Saturday, November 26, 2011

Reaction: Jigsaw: Supporting Investigative Analysis through Interactive Visualization

     Stasko, Gorg, Liu, and Singhal present an interesting visualization system to aid in the discovery and review of a collection of full text documents. Their stated goal is to "develop visual representations of the information within text documents and report collections in order to help search review and understand the reports" and I would agree they have at least accomplished most of that. Their Jigsaw system is a Java based system that provides four different views of viewing relationships between documents and entities (people, places, dates, and organizations). I see the benefit to having four different views, it allows you to see things in different ways, but it seems odd for a tool such as this to have four completely different views who's visualization methods really do not relate to one another. This requires the user to readjust themselves to each view and perhaps requires a bit more of a 'context' switch between views. With this decision I am left wondering if there are any other 'views' that would be helpful to users of the system.

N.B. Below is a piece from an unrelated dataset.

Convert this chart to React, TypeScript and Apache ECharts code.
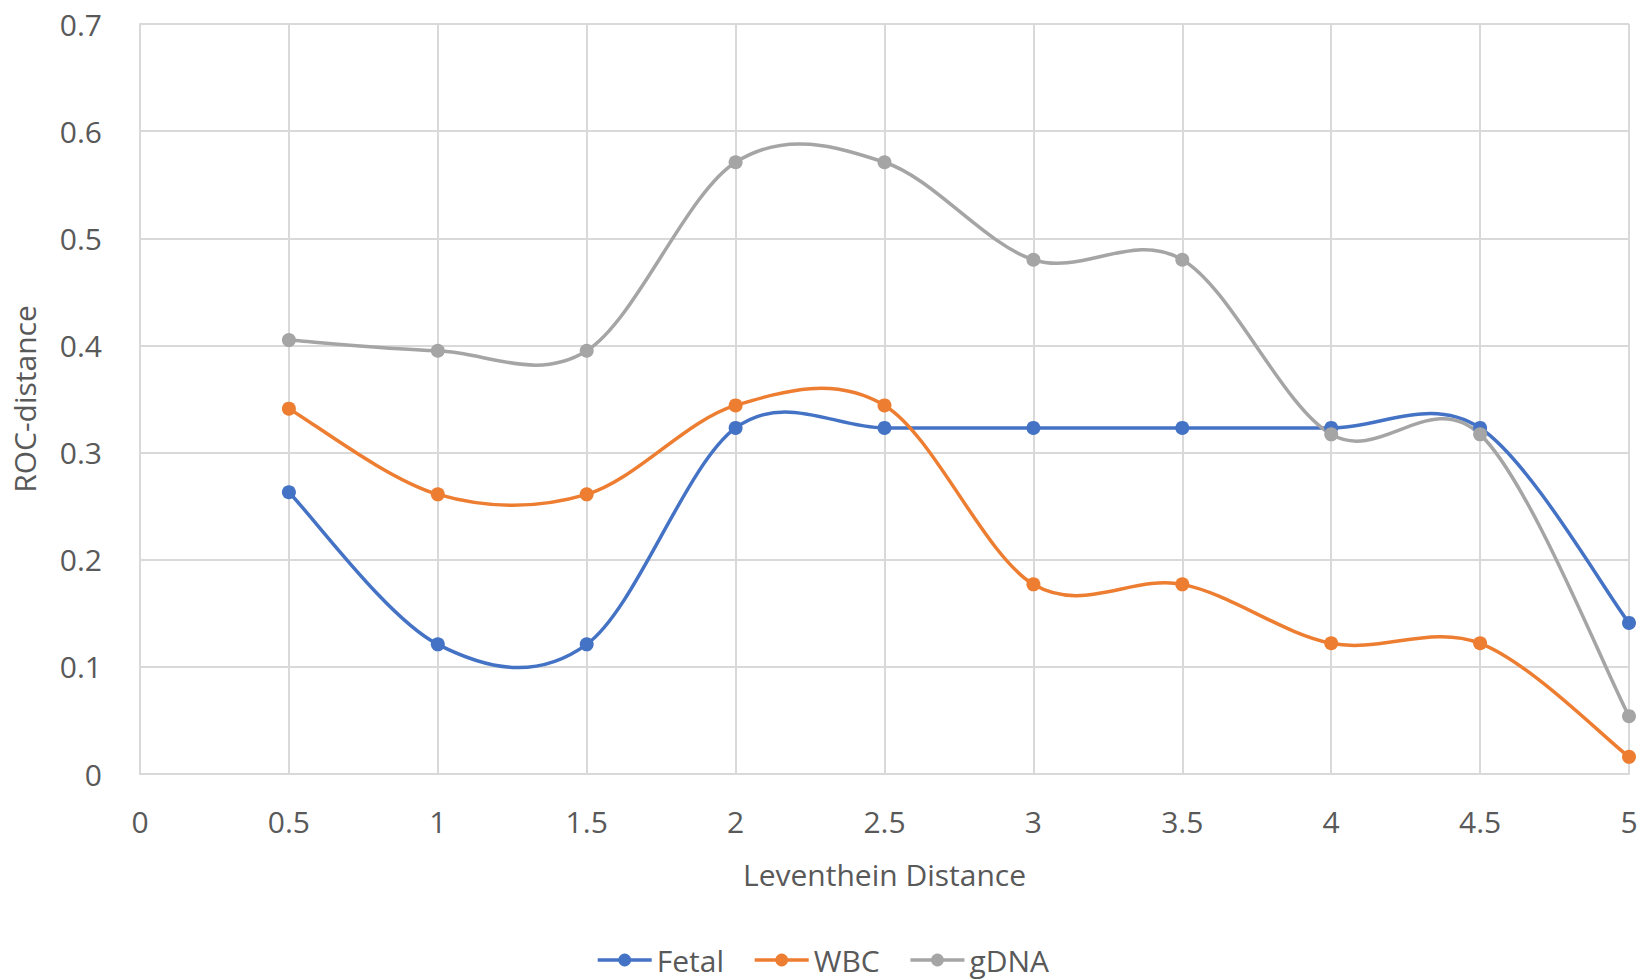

     I'm not certain how easy the tool is with large data sets. Many of the screenshots I feel show a visualization that would not scale well to thousands of documents. For example the "List View" does not seem to have an easy way to filter each side of the list. While the paper discusses a search option, a simple filter would be nice. Their original stated goal is to help "understand" the reports, but I'm not sure how well they do that. I could see it helping in discovering related documents, which may help in understanding, but more of as a by-product.
     Overall the tools seems like it would be a good tool for exploring small to medium sized collections of documents.